На вопрос: «Кем ты, девочка, будешь?» — она не задумываясь отвечала: «Киноактрисой!» И взрослые спрашивающие, смеялись или гладили ее по голове в зависимости от взглядов на жизнь, как она понимала теперь, а отчим насмешливо им подмигивал. Она привыкла к этой мысли настолько, что, когда в последнем классе школы вопрос «кем быть» встал всерьез, и когда оказалось, что мама считает — «неважно, кем быть, лишь бы быть хорошим человеком», а отчим — учитель географии, который не верил в неоткрытые земли, в неоткрытые виды животных и в давнее бытие цивилизованной Атлантиды, — наотрез отказался даже обсудить с ней и матерью этот вопрос, сказал, что современный человек, а женщина тем более, если хочет быть самостоятельным и уважаемым, должен приобрести серьезную и надежную, то есть необходимую государству специальность, она стала раздражительной, перестала есть и спать и в конце концов на несколько недель заболела какой-то странной болезнью с длинным непонятным названием: от психической травмы, сказали врачи.

Когда она поправлялась, к ним невзначай заглянула какая-то приятельница школьного приятеля отчима — толстая женщина лет пятидесяти пяти, в ярком, очень коротком платье с крупными разноцветными птицами по подолу, с красными, неровно окрашенными и неровно подстриженными волосами, с сиреневыми блестящими губами и таким же перламутром на длинных, загибающихся внутрь ногтях, с огромными подвесками и громадным кольцом на пухлых, как у ребенка, пальцах. Кольцо и подвески горели наглым, недрагоценным огнем. Приятельницу приятеля отчима звали Венерой Гавриловной, Венерой, как попросила она называть ее «запросто». Шумно прихлебывая чай с ромом, который ей то и дело подливала в стакан мама, взмахивая руками, смеясь, то басом и в нос, то вдруг взвизгивая совершенно по-детски, очень торопясь, будто ожидая все время, что вот-вот ее перебьют, не дослушав, обращаясь меньше всего к ней, к девочке, еще лежащей на диване под клетчатым одеялом, и чаще других — к отчиму, Венера Гавриловна рассказывала, как много лет назад — не будем уточнять, сколько (тут она как-то особенно улыбнулась отчиму), — она, оканчивая наилучшую столичную театральную студию, играла в наилучшем дипломном спектакле наиглавнейшую роль в наиклассической пьесе и так сногсшибательно спела (Венера Гавриловна так и сказала тогда — сногсшибательно) наитрагический в пьесе романс, что самый главный — не то актер, не то автор, не то дирижер, не то режиссер, девочка тогда так и не поняла, — примчался к ней за кулисы, как Державин к Пушкину (она так и сказала тогда — как Державин к Пушкину) и, растолкав других наиспособнейших дипломанток, бросился к ней и расцеловал в обе щеки. (Тут Венера Гавриловна хотела показать, как это было, встала и бросилась к отчиму, чтобы, наверное, расцеловать его в обе щеки, но взглянула на маму, почему-то опять села и продолжала.) И со слезами в наизнаменитейшем, в самом бархатном в то время голосе сказал («О, это надо было слышать! Жаль, вы не можете этого слышать!»): «Благословляю доччччь моя!» (Она так и сказала тогда басом — доччччь моя.)

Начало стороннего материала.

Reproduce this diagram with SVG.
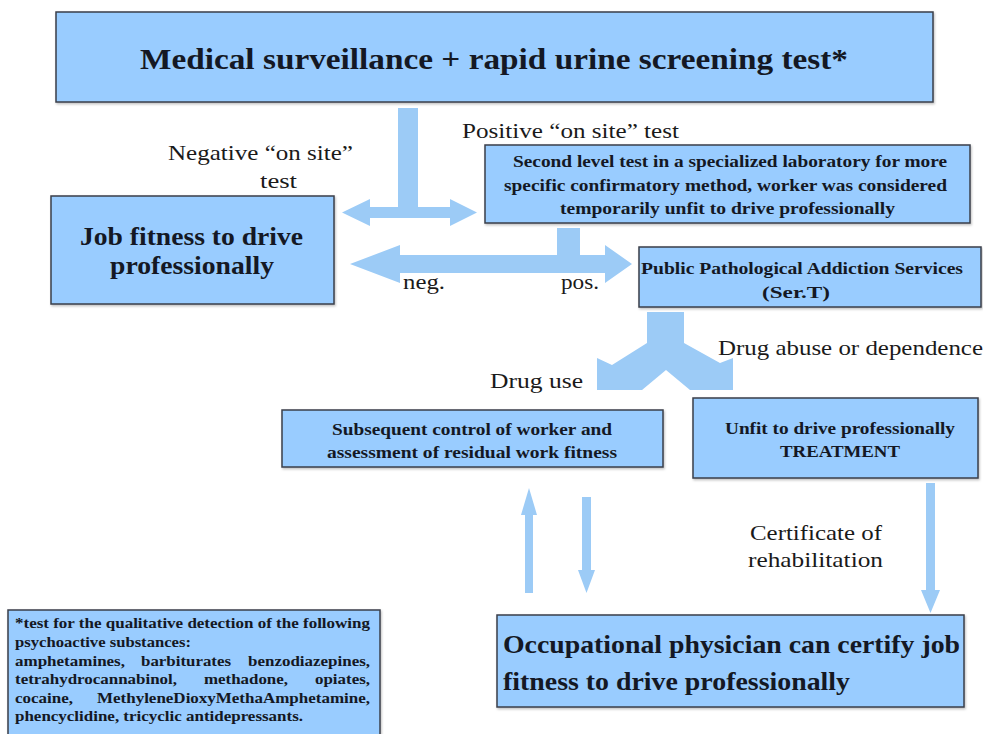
<svg xmlns="http://www.w3.org/2000/svg" width="983" height="734" viewBox="0 0 983 734">
  <style>
    .box { fill: #99CCFF; stroke: #3a3f4a; stroke-width: 1.5; }
    .arrow { fill: #9CCBF6; stroke: none; }
    .bt { font-family: "Liberation Serif", "Times New Roman", serif; font-weight: bold; fill: #141824; }
    .lbl { font-family: "Liberation Serif", "Times New Roman", serif; fill: #1a1a1a; font-size: 22px; }
    .fn { font-size: 14px; }
  </style>
  <defs>
    <filter id="shadow" x="-5%" y="-5%" width="110%" height="120%">
      <feDropShadow dx="1" dy="1.5" stdDeviation="1" flood-color="#000" flood-opacity="0.25"/>
    </filter>
  </defs>
  <rect width="983" height="734" fill="#ffffff"/>

  <!-- connectors -->
  <g id="connectors">
    <!-- screening result: stem splitting into a left/right double arrow -->
    <polygon class="arrow" points="398,108 418,108 418,207 450,207 450,199 477,212.5 450,226 450,218 370,218 370,226 342,212.5 370,199 370,207 398,207"/>
    <!-- second level test: neg. / pos. double arrow -->
    <polygon class="arrow" points="557,228 580,228 580,255 605,255 605,245 632,264 605,283 605,273 400,273 400,283 350,264 400,245 400,255 557,255"/>
    <!-- Ser.T split arrow: drug use / drug abuse -->
    <polygon class="arrow" points="647,312 684,312 684,343 720,363 733,358 733,390 690,390 666,370 642,390 597,390 597,358 612,365 647,343"/>
    <!-- up arrow to follow-up control -->
    <polygon class="arrow" points="525,593 525,515 521,515 529,488 537,515 533,515 533,593"/>
    <!-- down arrow from follow-up control -->
    <polygon class="arrow" points="582,497 591,497 591,570 595,570 586.5,593 578,570 582,570"/>
    <!-- treatment to certification -->
    <polygon class="arrow" points="926,483 935,483 935,590 940,590 930.5,613 921,590 926,590"/>
  </g>

  <!-- free labels on the connectors -->
  <g id="labels">
    <text class="lbl" x="168" y="160" textLength="185" lengthAdjust="spacingAndGlyphs">Negative “on site”</text>
    <text class="lbl" x="260" y="188" textLength="37" lengthAdjust="spacingAndGlyphs">test</text>
    <text class="lbl" x="462" y="138" textLength="217" lengthAdjust="spacingAndGlyphs">Positive “on site” test</text>
    <text class="lbl" x="403" y="289" textLength="42" lengthAdjust="spacingAndGlyphs">neg.</text>
    <text class="lbl" x="561" y="289" textLength="38" lengthAdjust="spacingAndGlyphs">pos.</text>
    <text class="lbl" x="718" y="355" textLength="265" lengthAdjust="spacingAndGlyphs">Drug abuse or dependence</text>
    <text class="lbl" x="490" y="388" textLength="93" lengthAdjust="spacingAndGlyphs">Drug use</text>
    <text class="lbl" x="750" y="540" textLength="132" lengthAdjust="spacingAndGlyphs">Certificate of</text>
    <text class="lbl" x="748" y="567" textLength="135" lengthAdjust="spacingAndGlyphs">rehabilitation</text>
  </g>

  <g id="screening">
    <rect class="box" x="56" y="12" width="877" height="90" filter="url(#shadow)"/>
    <text class="bt" x="140" y="69" font-size="30" textLength="708" lengthAdjust="spacingAndGlyphs">Medical surveillance + rapid urine screening test*</text>
  </g>

  <g id="job-fitness">
    <rect class="box" x="51" y="196" width="283" height="108" filter="url(#shadow)"/>
    <text class="bt" x="80" y="245" font-size="26" textLength="223" lengthAdjust="spacingAndGlyphs">Job fitness to drive</text>
    <text class="bt" x="110" y="274" font-size="26" textLength="164" lengthAdjust="spacingAndGlyphs">professionally</text>
  </g>

  <g id="second-level">
    <rect class="box" x="485" y="145" width="485" height="78" filter="url(#shadow)"/>
    <text class="bt" x="513" y="167" font-size="16" textLength="434" lengthAdjust="spacingAndGlyphs">Second level test in a specialized laboratory for more</text>
    <text class="bt" x="504" y="191" font-size="16" textLength="443" lengthAdjust="spacingAndGlyphs">specific confirmatory method, worker was considered</text>
    <text class="bt" x="560" y="214" font-size="16" textLength="335" lengthAdjust="spacingAndGlyphs">temporarily unfit to  drive professionally</text>
  </g>

  <g id="sert">
    <rect class="box" x="639" y="247" width="342" height="60" filter="url(#shadow)"/>
    <text class="bt" x="641" y="274" font-size="16.5" textLength="322" lengthAdjust="spacingAndGlyphs">Public Pathological Addiction Services</text>
    <text class="bt" x="762" y="298" font-size="16.5" textLength="68" lengthAdjust="spacingAndGlyphs">(Ser.T)</text>
  </g>

  <g id="follow-up">
    <rect class="box" x="282" y="410" width="381" height="57" filter="url(#shadow)"/>
    <text class="bt" x="332" y="435" font-size="17" textLength="280" lengthAdjust="spacingAndGlyphs">Subsequent control of worker and</text>
    <text class="bt" x="327" y="458" font-size="17" textLength="290" lengthAdjust="spacingAndGlyphs">assessment of residual work fitness</text>
  </g>

  <g id="treatment">
    <rect class="box" x="693" y="398" width="285" height="80" filter="url(#shadow)"/>
    <text class="bt" x="725" y="434" font-size="17" textLength="230" lengthAdjust="spacingAndGlyphs">Unfit to drive professionally</text>
    <text class="bt" x="780" y="457" font-size="17" textLength="120" lengthAdjust="spacingAndGlyphs">TREATMENT</text>
  </g>

  <g id="certification">
    <rect class="box" x="497" y="615" width="467" height="92" filter="url(#shadow)"/>
    <text class="bt" x="503" y="653" font-size="26" textLength="457" lengthAdjust="spacingAndGlyphs">Occupational physician can certify job</text>
    <text class="bt" x="503" y="690" font-size="26" textLength="347" lengthAdjust="spacingAndGlyphs">fitness to drive professionally</text>
  </g>

  <!-- footnote: justified lines are set word by word -->
  <g id="footnote">
    <rect class="box" x="8" y="610" width="372" height="130" filter="url(#shadow)"/>
    <text class="bt fn" x="15" y="628" textLength="355" lengthAdjust="spacingAndGlyphs">*test for the qualitative detection of the following</text>
    <text class="bt fn" x="15" y="647" textLength="176" lengthAdjust="spacingAndGlyphs">psychoactive substances:</text>
    <text class="bt fn" x="15" y="666" textLength="110" lengthAdjust="spacingAndGlyphs">amphetamines,</text>
    <text class="bt fn" x="141" y="666" textLength="90" lengthAdjust="spacingAndGlyphs">barbiturates</text>
    <text class="bt fn" x="248" y="666" textLength="122" lengthAdjust="spacingAndGlyphs">benzodiazepines,</text>
    <text class="bt fn" x="15" y="684" textLength="162" lengthAdjust="spacingAndGlyphs">tetrahydrocannabinol,</text>
    <text class="bt fn" x="204" y="684" textLength="84" lengthAdjust="spacingAndGlyphs">methadone,</text>
    <text class="bt fn" x="315" y="684" textLength="55" lengthAdjust="spacingAndGlyphs">opiates,</text>
    <text class="bt fn" x="15" y="703" textLength="58" lengthAdjust="spacingAndGlyphs">cocaine,</text>
    <text class="bt fn" x="97" y="703" textLength="273" lengthAdjust="spacingAndGlyphs">MethyleneDioxyMethaAmphetamine,</text>
    <text class="bt fn" x="15" y="721" textLength="288" lengthAdjust="spacingAndGlyphs">phencyclidine, tricyclic antidepressants.</text>
  </g>
</svg>
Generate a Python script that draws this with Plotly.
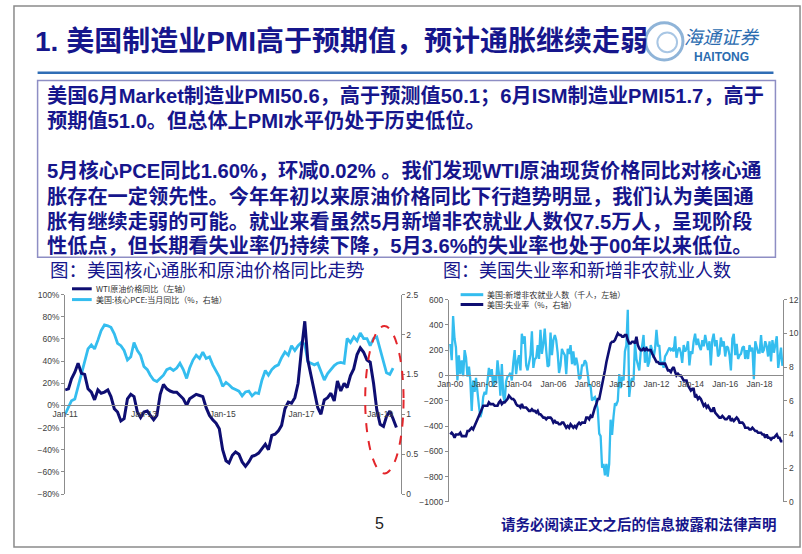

В этом месте своего рассказа Венера Гавриловна вдруг всхлипнула, поднесла платок к глазам, из которых уже очень быстро катились очень крупные, очень блестящие, будто бы тоже ненастоящие слезы, другой рукой отстранила мамину руку с чайником, налила себе полстакана одного рома и, сказав: «Се ля ви», — выпила ром залпом. Тут же крупные слезы ее исчезли, словно вмиг испарились, светлые глаза потемнели, и она, еще больше торопясь и взмахивая руками, рассказала, как после того первого ее триумфа ее нарасхват пригласили в три самых наилучших столичных театра и в четыре наизнаменитейших и — увы! — теперь давным-давно без нее отснятых кинокартины.